A UD stu­dent was charged with 82 of­fenses for a months-long graf­fiti spree in which he al­legedly spray-painted the word “Why?” in mul­ti­ple places around Ne­wark, in­clud­ing the side of a busi­ness on Cleve­land Av­enue, a trash can on Wil­bur Street and a porta-potty at a South Chapel Street con­struc­tion site. As for why he painted the word “Why,” po­lice wouldn’t say.

Fin­ger­prints left on a bot­tle of Pa­trón tequila helped de­tec­tives track down an al­leged bur­glar three months af­ter a break-in at a Ne­wark liquor store. Three men broke into the Dash Dis­count Liquors on Elk­ton Road, and one of the bur­glars filled a garbage bag full of al­co­hol and cig­a­rettes. The bur­glar at­tempted to flee through a side door but strug­gled to carry his bag of loot, which split apart, caus­ing many of the liquor bot­tles to fall on the floor. De­tec­tives were able to glean fin­ger­prints from one of the bot­tles that was left be­hind.

Rowdy UD stu­dents cel­e­brat­ing grad­u­a­tion drew the at­ten­tion of cam­pus cops and the ire of Old Ne­wark res­i­dents by jump­ing in the foun­tain on The Green and chant­ing late at night.
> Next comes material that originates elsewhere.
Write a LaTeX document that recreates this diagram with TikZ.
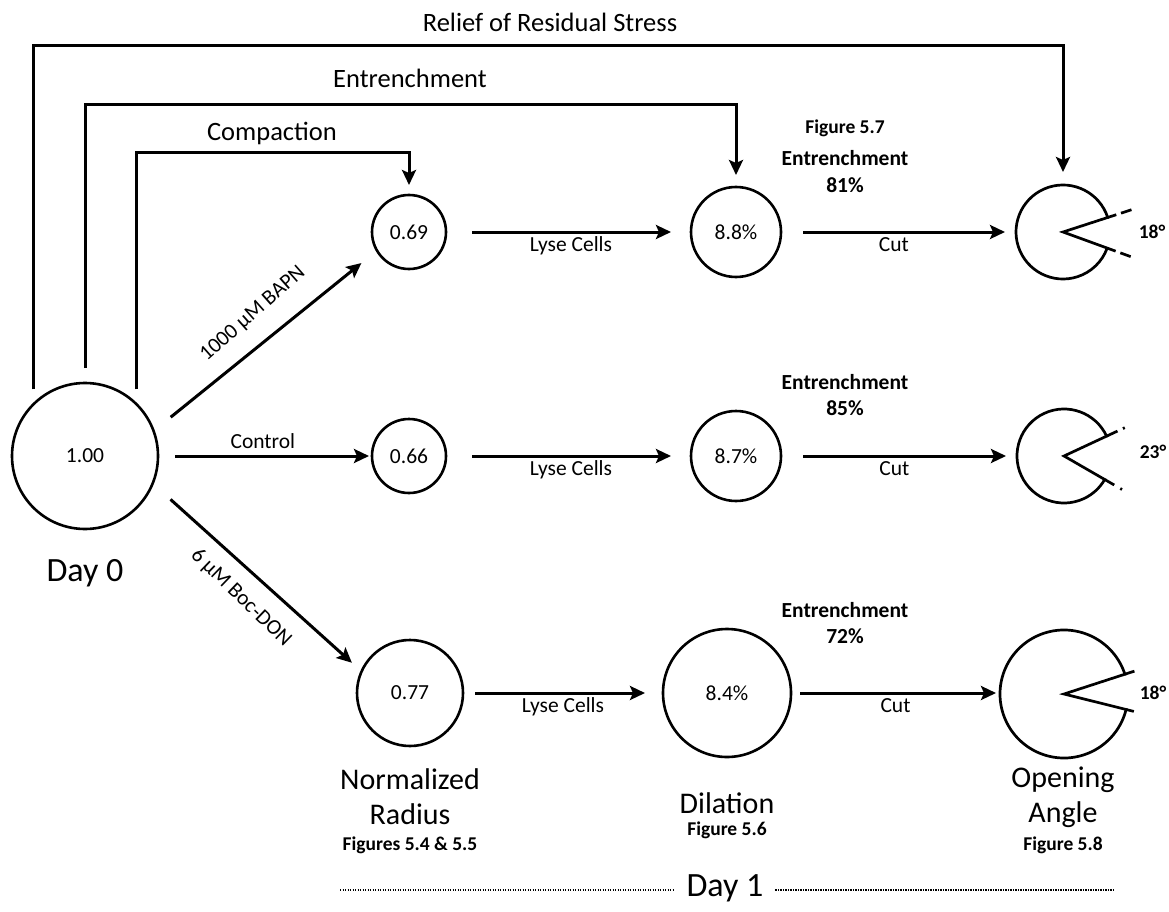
\documentclass[tikz,border=0pt]{standalone}
\usepackage{fontspec}
\setmainfont{Carlito}
\usetikzlibrary{arrows.meta,calc}
\begin{document}
\begin{tikzpicture}[x=1pt,y=-1pt,
  every node/.style={inner sep=0pt, outer sep=0pt},
  txt/.style={font=\fontsize{21.5}{26}\selectfont},
  btxt/.style={font=\bfseries\fontsize{21.5}{26}\selectfont, align=center},
  ftxt/.style={font=\bfseries\fontsize{19.5}{24}\selectfont, align=center},
  head/.style={font=\fontsize{26.5}{32}\selectfont},
  title/.style={font=\fontsize{30}{35}\selectfont, align=center},
  daylbl/.style={font=\fontsize{34}{40}\selectfont},
  bub/.style={circle, draw, line width=2.6pt, txt},
  pac/.style={circle, inner sep=0pt},
  arr/.style={line width=3pt, line join=miter, -{Stealth[length=15pt,width=14pt,inset=3pt]}},
  wedge/.style={line width=2.7pt, line join=miter},
  dots/.style={line width=1.3pt, dash pattern=on 1.2pt off 1.3pt}
]
\useasboundingbox (0,0) rectangle (1169,912);

% sample discs
\node[bub, minimum size=146pt] (d0) at (85,456) {1.00};
\node[bub, minimum size=74pt]  (b1) at (409,232) {0.69};
\node[bub, minimum size=74pt]  (b2) at (409,456) {0.66};
\node[bub, minimum size=106pt] (b3) at (410,693) {0.77};
\node[bub, minimum size=90pt]  (m1) at (736,232) {8.8\%};
\node[bub, minimum size=90pt]  (m2) at (736,456) {8.7\%};
\node[bub, minimum size=128pt] (m3) at (727,693) {8.4\%};

% opened rings after the cut
\node[pac, minimum size=94pt]  (e1) at (1063,232) {};
\node[pac, minimum size=94pt]  (e2) at (1064,456) {};
\node[pac, minimum size=128pt] (e3) at (1064,694) {};

\draw[wedge] (e1.center) -- ($(e1.center)+(18:47pt)$) arc[start angle=18, end angle=340, radius=47pt] -- cycle;
\draw[wedge] ($(e1.center)+(18:47pt)$) -- ($(e1.center)+(18:56pt)$);
\draw[wedge] ($(e1.center)+(18:61pt)$) -- ($(e1.center)+(18:72pt)$);
\draw[wedge] ($(e1.center)+(-20:47pt)$) -- ($(e1.center)+(-20:56pt)$);
\draw[wedge] ($(e1.center)+(-20:61pt)$) -- ($(e1.center)+(-20:72pt)$);

\draw[wedge] (e2.center) -- ($(e2.center)+(25:47pt)$) arc[start angle=25, end angle=330, radius=47pt] -- cycle;
\draw[wedge] ($(e2.center)+(25:47pt)$) -- ($(e2.center)+(25:59pt)$);
\draw[wedge] ($(e2.center)+(25:65pt)$) -- ($(e2.center)+(25:67pt)$);
\draw[wedge] ($(e2.center)+(-30:47pt)$) -- ($(e2.center)+(-30:58pt)$);
\draw[wedge] ($(e2.center)+(-30:65pt)$) -- ($(e2.center)+(-30:67pt)$);

\draw[wedge] (e3.center) -- ($(e3.center)+(18:64pt)$) arc[start angle=18, end angle=346, radius=64pt] -- cycle;
\draw[wedge] ($(e3.center)+(18:64pt)$) -- ($(e3.center)+(18:74pt)$);
\draw[wedge] ($(e3.center)+(-14:64pt)$) -- ($(e3.center)+(-14:72pt)$);

\node[ftxt] (a1) at (1152,232) {18°};
\node[ftxt] (a2) at (1153,452) {23°};
\node[ftxt] (a3) at (1153,693) {18°};

% treatments
\draw[arr, shorten <=22pt, shorten >=20pt] (d0.20) -- (b1.210);
\node[txt, rotate=41.5] (lb1) at (253,314) {1000 µM BAPN};
\draw[arr, shorten <=17pt, shorten >=3pt] (d0.east) -- node[txt, pos=.49, above=7pt] (lb2) {Control} (b2.west);
\draw[arr, shorten <=24pt, shorten >=13pt] (d0.-22) -- (b3.156);
\node[txt, rotate=-44] (lb3) at (241,598) {6 µM Boc-DON};

% lysis
\draw[arr, shorten <=26pt, shorten >=20pt] (b1.east) -- node[txt, pos=.51, below=5pt] (ly1) {Lyse Cells} (m1.west);
\draw[arr, shorten <=26pt, shorten >=20pt] (b2.east) -- node[txt, pos=.51, below=5pt] (ly2) {Lyse Cells} (m2.west);
\draw[arr, shorten <=12pt, shorten >=18pt] (b3.east) -- node[txt, pos=.5, below=5pt] (ly3) {Lyse Cells} (m3.west);

% cutting
\draw[arr, shorten <=22pt, shorten >=11pt] (m1.east) -- node[txt, pos=.48, below=6pt] (ct1) {Cut} (e1.west);
\draw[arr, shorten <=22pt, shorten >=11pt] (m2.east) -- node[txt, pos=.48, below=6pt] (ct2) {Cut} (e2.west);
\draw[arr, shorten <=9pt, shorten >=4pt] (m3.east) -- node[txt, pos=.5, below=6pt] (ct3) {Cut} (m3.east -| e3.west);

% overall comparisons from day 0
\coordinate (t1) at (0,46);
\coordinate (t2) at (0,105);
\coordinate (t3) at (0,153);
\draw[arr, shorten >=13pt] ([yshift=15pt]d0.135) |- (t1 -| e1.north) -- (e1.north);
\draw[arr, shorten >=12pt] ([yshift=15pt]d0.90) |- (t2 -| m1.north) -- (m1.north);
\draw[arr, shorten >=10pt] ([yshift=15pt]d0.45) |- (t3 -| b1.north) -- (b1.north);
\node[head] (h1) at (550,22) {Relief of Residual Stress};
\node[head] (h2) at (410,78) {Entrenchment};
\node[head] (h3) at (272,133) {Compaction};

% entrenchment values
\node[ftxt] (f57) at (845,128) {Figure 5.7};
\node[btxt] (en1) at (845,158) {Entrenchment};
\node[btxt] (pc1) at (845,185) {81\%};
\node[btxt] (en2) at (845,382) {Entrenchment};
\node[btxt] (pc2) at (845,408) {85\%};
\node[btxt] (en3) at (845,610) {Entrenchment};
\node[btxt] (pc3) at (845,636) {72\%};

% column titles
\node[daylbl] (day0) at (85,573) {Day 0};
\node[title] (tnr) at (410,797) {Normalized\\Radius};
\node[ftxt] (fnr) at (410,845) {Figures 5.4 \& 5.5};
\node[title] (tdl) at (727,803) {Dilation};
\node[ftxt] (fdl) at (727,830) {Figure 5.6};
\node[title] (toa) at (1063,797) {Opening\\Angle};
\node[ftxt] (foa) at (1063,845) {Figure 5.8};

% day 1 span
\node[daylbl] (day1) at (725,888) {Day 1};
\coordinate (dl) at (340,890);
\coordinate (dr) at (1115,890);
\draw[dots] (dl) -- ([xshift=-12pt]day1.west |- dl);
\draw[dots] ([xshift=12pt]day1.east |- dr) -- (dr);
\end{tikzpicture}
\end{document}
Video that cir­cu­lated on so­cial me­dia showed one shirt­less stu­dent, who had what ap­peared to be male gen­i­talia drawn on his arm, ad­dress­ing the crowd. “There are hon­estly no words in my soul .... we grad­u­ate tomorrow,” he said be­fore im­plor­ing the crowd to “shut the [ex­ple­tive] up” so he could fin­ish speak­ing. The crowd then chanted for him to take his pants off.

Rit­ten­house Park was evac­u­ated in Au­gust af­ter a vis­i­tor found a mil­i­tary prac­tice grenade in the park­ing lot. In what won’t go down as the year’s smartest de­ci­sion, the vis­i­tor picked up the grenade and drove it to Delaware State Po­lice Troop 2 in Glas­gow. DSP bomb ex­perts dis­posed of the grenade and swept the park for other ex­plo­sives.

Po­lice ar­rested a home­less bur­glar af­ter a UD stu­dent found him drink­ing beer and smok­ing cig­a­rettes in the base­ment of the stu­dent’s Choate Street home. The stu­dent called po­lice and gave chase, and the bur­glar chucked a can of beer over his shoul­der at him as he ran away. Po­lice later caught the bur­glar, who was the same man who was ar­rested four years ago for throw­ing a piece of pizza through a woman’s car win­dow on Delaware Av­enue, hit­ting her in the back of the head.


Po­lice in­ves­ti­gate Rit­ten­house Park af­ter some­one found a mil­i­tary prac­tice grenade there in Au­gust.